The Final
- Fundamentals, reception.
- American live action feature length film, rated R, 92 minutes, 2010, horror, thriller, drama.
- IMDB: 5.4/10.0 from 6,710 users. Estimated budget, 1 million USD.
- Rotten Tomatoes: 13% on the meter; 33% from 863 audience ratings.
- Netflix: 3.4/5.0 from 294,731 users.
- Directed by: Joey Stewart. Written by: Jason Kabolati.
- Starring: Marc Donato as Dane, Jascha Washington as Kurtis, Whitney Hoy as Bridget, Justin Bradley as Bradley, Lindsey Seidel as Emily, Julin as Heather.
- Setup and Plot
- The opening is in black and white, and is nicely done. It seems to set up a revenge motive.
- The shift to now and full color was a big one.
- In a history class, the teacher quotes 'There was a price to pay for your actions,' from the past in China.
- The setup is pretty clear. The cool boys are big, heavy, strong, violent; they are entitled bullies and thieves to the core. The uncool boys are smaller, perhaps decent at some time in their lives, and vulnerable to the cool boys. The cool girls have ample bosoms, expensive clothes, no shame, and plenty of contempt for girls they think of as uncool.
- The uncool boys and girls plot revenge based in the present, and the viewer is expected to enjoy it based on the imbalances exposed in the narrative. Filmed in Dallas? Not a surprise there. It is odd that Texas accents are largely absent.
- There's a party where the uncool kids spiked the drinks. They chain up all the cool kids.
- "The good news is, we don't plan to kill you. The bad news is, you will wish that we had." Unfortunately, the uncool kids talk too much.

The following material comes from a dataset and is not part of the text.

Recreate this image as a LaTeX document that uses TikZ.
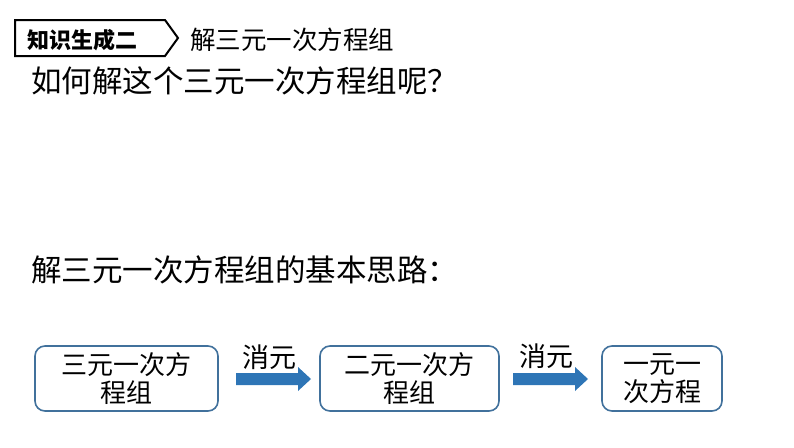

- The rest of the film is about torture and death, plus a little hunting humans at night in the woods.
- The plot is pretty thin, in other words. The middle part is overly long and slow. Get on with it.
- Conclusions
- One sentence summary: High school in Dallas: the uncool ambush the cool with too many speeches.
- Three stars of five.
- Scores
- Cinematography: 10/10 Absolutely beautiful. Unfortunately, degenerate teens are onscreen almost all the time. Still, the visuals are extra fine in HD streamed from Netflix. The film looked mediocre at best on standard definition when I saw it the first time on satellite TV.
- Sound: 10/10 Fine. There is music, but it is not leveled up 20db, which is all too common.
- Acting: 6/10 OK given the screenplay.
- Screenplay: 4/10 The adults are largely absent or impotent or complicit or corrupt. The teens are shallow and entitled and violent. Got it. There's about 15 minutes of plot spread over 92 minutes. An uncool adult (Vietnam hero screwed over by American society) does show a minor counter-current of integrity toward the end.